Provided data

◇ ◇ ◇

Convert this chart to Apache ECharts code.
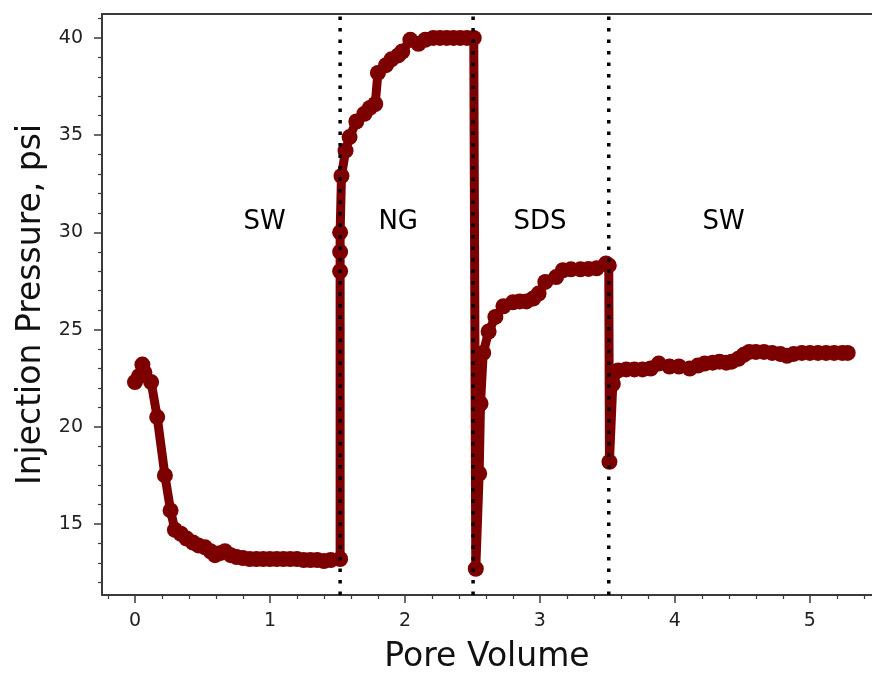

◇ ◇ ◇

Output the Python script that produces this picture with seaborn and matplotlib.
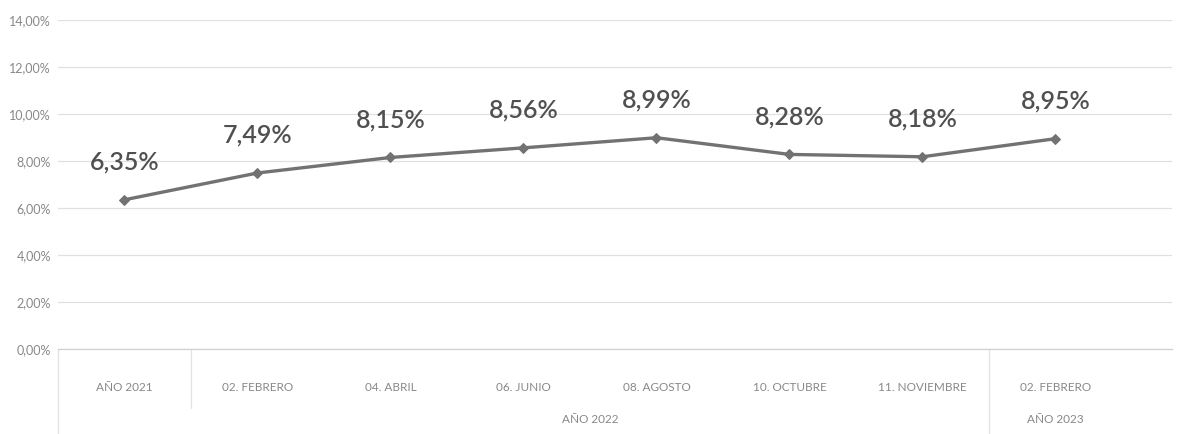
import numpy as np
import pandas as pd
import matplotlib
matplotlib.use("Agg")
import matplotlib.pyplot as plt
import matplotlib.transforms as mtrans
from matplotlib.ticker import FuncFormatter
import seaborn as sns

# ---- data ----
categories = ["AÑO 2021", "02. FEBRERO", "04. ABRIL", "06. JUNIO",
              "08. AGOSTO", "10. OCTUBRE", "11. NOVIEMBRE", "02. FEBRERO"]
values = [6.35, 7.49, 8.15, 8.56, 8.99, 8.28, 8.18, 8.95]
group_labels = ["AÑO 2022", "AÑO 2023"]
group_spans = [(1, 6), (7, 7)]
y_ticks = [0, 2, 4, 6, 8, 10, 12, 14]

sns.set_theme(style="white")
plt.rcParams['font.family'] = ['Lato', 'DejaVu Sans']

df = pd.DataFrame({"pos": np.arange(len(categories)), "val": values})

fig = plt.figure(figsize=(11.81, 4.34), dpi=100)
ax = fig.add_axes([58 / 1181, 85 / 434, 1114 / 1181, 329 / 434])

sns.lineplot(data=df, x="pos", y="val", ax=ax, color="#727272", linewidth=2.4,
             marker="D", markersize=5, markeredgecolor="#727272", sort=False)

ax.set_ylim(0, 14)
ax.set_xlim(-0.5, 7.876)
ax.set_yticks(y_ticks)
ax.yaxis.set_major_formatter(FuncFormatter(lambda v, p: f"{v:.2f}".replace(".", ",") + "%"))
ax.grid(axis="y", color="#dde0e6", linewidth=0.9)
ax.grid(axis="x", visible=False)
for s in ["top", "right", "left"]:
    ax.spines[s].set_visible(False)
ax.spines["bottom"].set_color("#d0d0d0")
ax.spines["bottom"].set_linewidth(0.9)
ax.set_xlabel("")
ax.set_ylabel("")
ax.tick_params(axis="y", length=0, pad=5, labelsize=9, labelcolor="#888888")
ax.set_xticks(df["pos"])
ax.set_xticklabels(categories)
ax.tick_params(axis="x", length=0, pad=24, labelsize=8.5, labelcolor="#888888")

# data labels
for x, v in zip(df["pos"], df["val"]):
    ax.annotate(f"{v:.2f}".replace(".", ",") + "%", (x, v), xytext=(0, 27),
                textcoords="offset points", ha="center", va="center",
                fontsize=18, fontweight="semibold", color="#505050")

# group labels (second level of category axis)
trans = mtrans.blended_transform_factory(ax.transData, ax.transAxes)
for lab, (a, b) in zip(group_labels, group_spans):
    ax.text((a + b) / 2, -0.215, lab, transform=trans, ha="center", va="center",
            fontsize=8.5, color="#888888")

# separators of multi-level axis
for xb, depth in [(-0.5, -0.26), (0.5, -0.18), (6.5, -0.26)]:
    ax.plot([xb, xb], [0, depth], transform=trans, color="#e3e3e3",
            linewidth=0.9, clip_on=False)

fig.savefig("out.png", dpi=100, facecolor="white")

◇ ◇ ◇

Exercise task
Above are some records; quote exactly and only the lines that begin at the line containing "Output the Python" and stop after the line containing "plt.rcParams['font.family'] = ['Lato', 'DejaVu", leaving out the pictures.

Output for this exercise
Output the Python script that produces this picture with seaborn and matplotlib.
import numpy as np
import pandas as pd
import matplotlib
matplotlib.use("Agg")
import matplotlib.pyplot as plt
import matplotlib.transforms as mtrans
from matplotlib.ticker import FuncFormatter
import seaborn as sns

# ---- data ----
categories = ["AÑO 2021", "02. FEBRERO", "04. ABRIL", "06. JUNIO",
              "08. AGOSTO", "10. OCTUBRE", "11. NOVIEMBRE", "02. FEBRERO"]
values = [6.35, 7.49, 8.15, 8.56, 8.99, 8.28, 8.18, 8.95]
group_labels = ["AÑO 2022", "AÑO 2023"]
group_spans = [(1, 6), (7, 7)]
y_ticks = [0, 2, 4, 6, 8, 10, 12, 14]

sns.set_theme(style="white")
plt.rcParams['font.family'] = ['Lato', 'DejaVu Sans']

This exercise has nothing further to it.